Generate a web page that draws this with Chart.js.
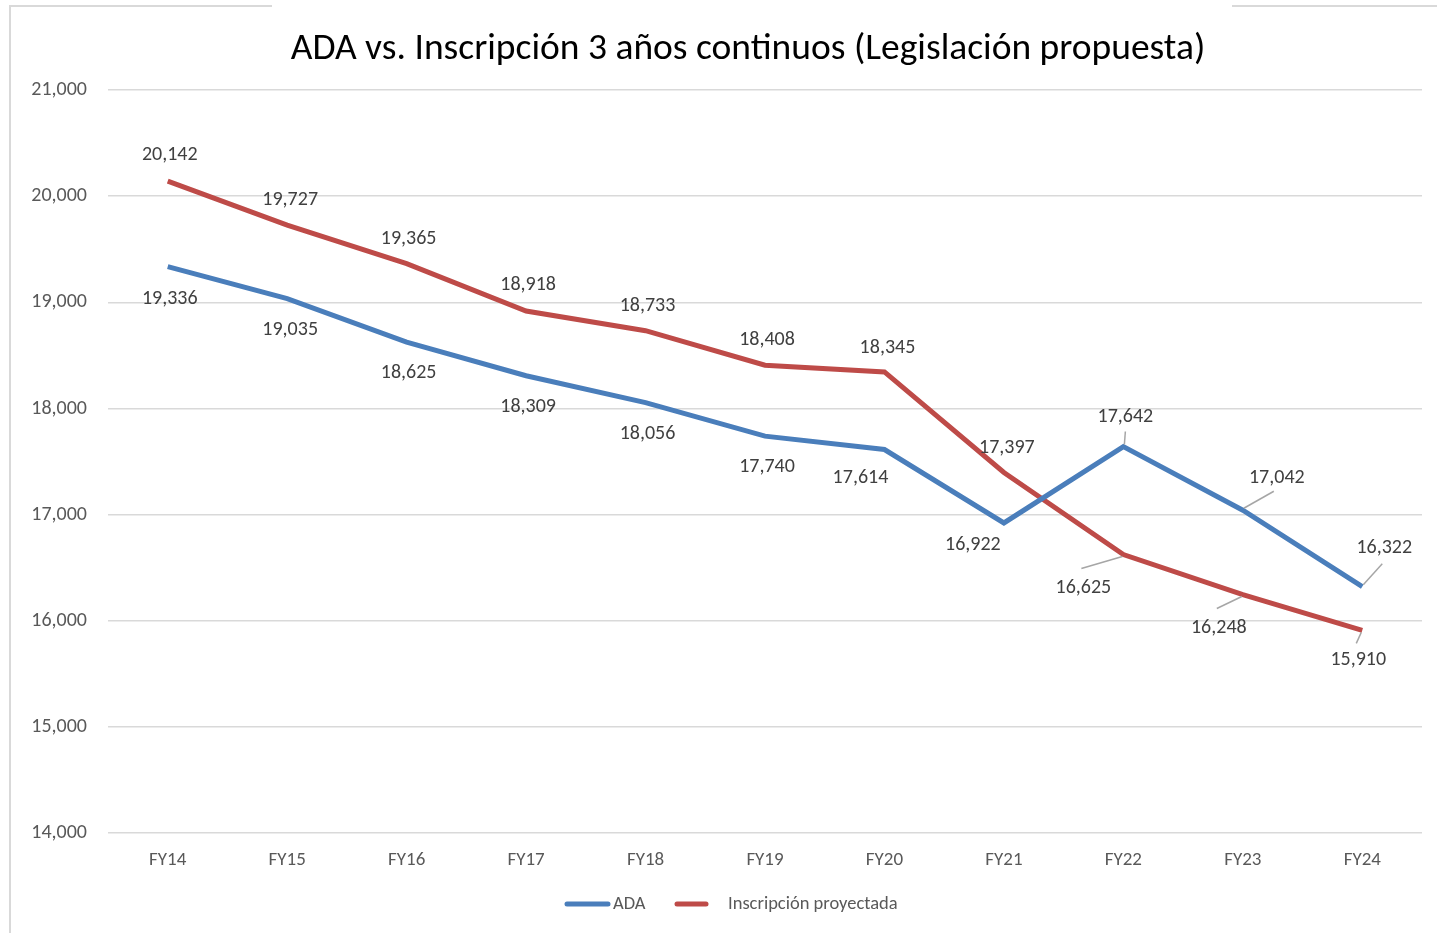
<!DOCTYPE html>
<html>
<head>
<meta charset="utf-8">
<script src="https://cdn.jsdelivr.net/npm/chart.js@4"></script>
<style>
  html, body { margin: 0; padding: 0; background: #fff; }
  #wrap { width: 1437px; height: 933px; }
</style>
</head>
<body>
<div id="wrap"><canvas id="myChart"></canvas></div>
<script>
const years = ['FY14', 'FY15', 'FY16', 'FY17', 'FY18', 'FY19', 'FY20', 'FY21', 'FY22', 'FY23', 'FY24'];
const ada = [19336, 19035, 18625, 18309, 18056, 17740, 17614, 16922, 17642, 17042, 16322];
const inscripcion = [20142, 19727, 19365, 18918, 18733, 18408, 18345, 17397, 16625, 16248, 15910];

// where each value label sits relative to its point, and optional leader line start
const adaLabelPos = [[2,31],[3,30],[2,30],[2,30],[2,30],[2,30],[-24,28],[-31,21],[2,-31],[34,-33],[22,-40]];
const adaLeaders = [null,null,null,null,null,null,null,null,[2,-15],[31,-19],[20,-23]];
const insLabelPos = [[2,-27],[3,-26],[2,-26],[2,-27],[2,-26],[2,-26],[3,-25],[3,-26],[-40,32],[-24,32],[-4,29]];
const insLeaders = [null,null,null,null,null,null,null,null,[-42,14],[-26,14],[-6,13]];

const FONT = "Calibri, Carlito, 'Open Sans', sans-serif";
const fmt = v => v.toLocaleString('en-US');

const frameAndTitle = {
  id: 'frameAndTitle',
  beforeDraw(chart) {
    const c = chart.ctx;
    c.save();
    c.strokeStyle = '#d9d9d9';
    c.lineWidth = 2;
    c.beginPath();
    c.moveTo(10, 933); c.lineTo(10, 6); c.lineTo(272, 6);
    c.moveTo(1232, 6); c.lineTo(1437, 6);
    c.stroke();
    c.fillStyle = '#000';
    c.font = '37.5px ' + FONT;
    c.textAlign = 'center';
    c.textBaseline = 'middle';
    c.fillText('ADA vs. Inscripción 3 años continuos (Legislación propuesta)', 748, 50);
    c.restore();
  }
};

const valueLabels = {
  id: 'valueLabels',
  afterDatasetsDraw(chart) {
    const c = chart.ctx;
    const sets = [[ada, adaLabelPos, adaLeaders], [inscripcion, insLabelPos, insLeaders]];
    c.save();
    c.font = '20px ' + FONT;
    c.fillStyle = '#404040';
    c.textAlign = 'center';
    c.textBaseline = 'middle';
    sets.forEach((s, di) => {
      const pts = chart.getDatasetMeta(di).data;
      s[0].forEach((v, i) => {
        const p = pts[i];
        const off = s[1][i];
        const lead = s[2][i];
        if (lead) {
          c.strokeStyle = '#a6a6a6';
          c.lineWidth = 1.5;
          c.beginPath();
          c.moveTo(p.x + lead[0], p.y + lead[1]);
          c.lineTo(p.x + (lead[0] > 0 ? 1 : lead[0] < 0 ? -1 : 0), p.y + (lead[1] > 0 ? 2 : -2));
          c.stroke();
        }
        c.fillText(fmt(v), p.x + off[0], p.y + off[1] + 1);
      });
    });
    c.restore();
  }
};

// legend drawn by hand so the spacing matches the original
const legendSpots = [[567, 608, 613], [677, 706, 728]];
const bottomLegend = {
  id: 'bottomLegend',
  afterDraw(chart) {
    const c = chart.ctx;
    c.save();
    c.font = '18.5px ' + FONT;
    c.textBaseline = 'middle';
    c.lineCap = 'round';
    chart.data.datasets.forEach((ds, i) => {
      const [x0, x1, tx] = legendSpots[i];
      c.strokeStyle = ds.borderColor;
      c.lineWidth = 5;
      c.beginPath();
      c.moveTo(x0, 904); c.lineTo(x1, 904);
      c.stroke();
      c.fillStyle = '#595959';
      c.fillText(ds.label, tx, 904);
    });
    c.restore();
  }
};

new Chart(document.getElementById('myChart'), {
  type: 'line',
  data: {
    labels: years,
    datasets: [
      {
        label: 'ADA',
        data: ada,
        borderColor: '#4a7ebb',
        backgroundColor: '#4a7ebb',
        borderWidth: 5,
        pointRadius: 0,
        tension: 0
      },
      {
        label: 'Inscripción proyectada',
        data: inscripcion,
        borderColor: '#be4b48',
        backgroundColor: '#be4b48',
        borderWidth: 5,
        pointRadius: 0,
        tension: 0
      }
    ]
  },
  options: {
    responsive: true,
    maintainAspectRatio: false,
    animation: false,
    layout: { padding: { top: 90, right: 15, left: 0, bottom: 53 } },
    scales: {
      x: {
        offset: true,
        grid: { display: false },
        border: { display: false },
        ticks: { color: '#595959', font: { family: FONT, size: 19 }, padding: 8 }
      },
      y: {
        min: 14000,
        max: 21000,
        grid: { color: '#d9d9d9', lineWidth: 1.5, drawTicks: false },
        border: { display: false },
        afterFit(scale) { scale.width = 108; },
        ticks: {
          stepSize: 1000,
          padding: 21,
          color: '#595959',
          font: { family: FONT, size: 20 },
          callback: v => fmt(v)
        }
      }
    },
    plugins: {
      legend: { display: false },
      tooltip: { enabled: false }
    }
  },
  plugins: [frameAndTitle, valueLabels, bottomLegend]
});
</script>
</body>
</html>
┄┄┄┄┄┄┄┄┄┄┄┄┄┄┄┄┄┄┄┄
→ Written exercise: Transcribe the material exactly, leaving every picture out.

→ Solution for this problem:
Generate a web page that draws this with Chart.js.
<!DOCTYPE html>
<html>
<head>
<meta charset="utf-8">
<script src="https://cdn.jsdelivr.net/npm/chart.js@4"></script>
<style>
  html, body { margin: 0; padding: 0; background: #fff; }
  #wrap { width: 1437px; height: 933px; }
</style>
</head>
<body>
<div id="wrap"><canvas id="myChart"></canvas></div>
<script>
const years = ['FY14', 'FY15', 'FY16', 'FY17', 'FY18', 'FY19', 'FY20', 'FY21', 'FY22', 'FY23', 'FY24'];
const ada = [19336, 19035, 18625, 18309, 18056, 17740, 17614, 16922, 17642, 17042, 16322];
const inscripcion = [20142, 19727, 19365, 18918, 18733, 18408, 18345, 17397, 16625, 16248, 15910];

// where each value label sits relative to its point, and optional leader line start
const adaLabelPos = [[2,31],[3,30],[2,30],[2,30],[2,30],[2,30],[-24,28],[-31,21],[2,-31],[34,-33],[22,-40]];
const adaLeaders = [null,null,null,null,null,null,null,null,[2,-15],[31,-19],[20,-23]];
const insLabelPos = [[2,-27],[3,-26],[2,-26],[2,-27],[2,-26],[2,-26],[3,-25],[3,-26],[-40,32],[-24,32],[-4,29]];
const insLeaders = [null,null,null,null,null,null,null,null,[-42,14],[-26,14],[-6,13]];

const FONT = "Calibri, Carlito, 'Open Sans', sans-serif";
const fmt = v => v.toLocaleString('en-US');

const frameAndTitle = {
  id: 'frameAndTitle',
  beforeDraw(chart) {
    const c = chart.ctx;
    c.save();
    c.strokeStyle = '#d9d9d9';
    c.lineWidth = 2;
    c.beginPath();
    c.moveTo(10, 933); c.lineTo(10, 6); c.lineTo(272, 6);
    c.moveTo(1232, 6); c.lineTo(1437, 6);
    c.stroke();
    c.fillStyle = '#000';
    c.font = '37.5px ' + FONT;
    c.textAlign = 'center';
    c.textBaseline = 'middle';
    c.fillText('ADA vs. Inscripción 3 años continuos (Legislación propuesta)', 748, 50);
    c.restore();
  }
};

const valueLabels = {
  id: 'valueLabels',
  afterDatasetsDraw(chart) {
    const c = chart.ctx;
    const sets = [[ada, adaLabelPos, adaLeaders], [inscripcion, insLabelPos, insLeaders]];
    c.save();
    c.font = '20px ' + FONT;
    c.fillStyle = '#404040';
    c.textAlign = 'center';
    c.textBaseline = 'middle';
    sets.forEach((s, di) => {
      const pts = chart.getDatasetMeta(di).data;
      s[0].forEach((v, i) => {
        const p = pts[i];
        const off = s[1][i];
        const lead = s[2][i];
        if (lead) {
          c.strokeStyle = '#a6a6a6';
          c.lineWidth = 1.5;
          c.beginPath();
          c.moveTo(p.x + lead[0], p.y + lead[1]);
          c.lineTo(p.x + (lead[0] > 0 ? 1 : lead[0] < 0 ? -1 : 0), p.y + (lead[1] > 0 ? 2 : -2));
          c.stroke();
        }
        c.fillText(fmt(v), p.x + off[0], p.y + off[1] + 1);
      });
    });
    c.restore();
  }
};

// legend drawn by hand so the spacing matches the original
const legendSpots = [[567, 608, 613], [677, 706, 728]];
const bottomLegend = {
  id: 'bottomLegend',
  afterDraw(chart) {
    const c = chart.ctx;
    c.save();
    c.font = '18.5px ' + FONT;
    c.textBaseline = 'middle';
    c.lineCap = 'round';
    chart.data.datasets.forEach((ds, i) => {
      const [x0, x1, tx] = legendSpots[i];
      c.strokeStyle = ds.borderColor;
      c.lineWidth = 5;
      c.beginPath();
      c.moveTo(x0, 904); c.lineTo(x1, 904);
      c.stroke();
      c.fillStyle = '#595959';
      c.fillText(ds.label, tx, 904);
    });
    c.restore();
  }
};

new Chart(document.getElementById('myChart'), {
  type: 'line',
  data: {
    labels: years,
    datasets: [
      {
        label: 'ADA',
        data: ada,
        borderColor: '#4a7ebb',
        backgroundColor: '#4a7ebb',
        borderWidth: 5,
        pointRadius: 0,
        tension: 0
      },
      {
        label: 'Inscripción proyectada',
        data: inscripcion,
        borderColor: '#be4b48',
        backgroundColor: '#be4b48',
        borderWidth: 5,
        pointRadius: 0,
        tension: 0
      }
    ]
  },
  options: {
    responsive: true,
    maintainAspectRatio: false,
    animation: false,
    layout: { padding: { top: 90, right: 15, left: 0, bottom: 53 } },
    scales: {
      x: {
        offset: true,
        grid: { display: false },
        border: { display: false },
        ticks: { color: '#595959', font: { family: FONT, size: 19 }, padding: 8 }
      },
      y: {
        min: 14000,
        max: 21000,
        grid: { color: '#d9d9d9', lineWidth: 1.5, drawTicks: false },
        border: { display: false },
        afterFit(scale) { scale.width = 108; },
        ticks: {
          stepSize: 1000,
          padding: 21,
          color: '#595959',
          font: { family: FONT, size: 20 },
          callback: v => fmt(v)
        }
      }
    },
    plugins: {
      legend: { display: false },
      tooltip: { enabled: false }
    }
  },
  plugins: [frameAndTitle, valueLabels, bottomLegend]
});
</script>
</body>
</html>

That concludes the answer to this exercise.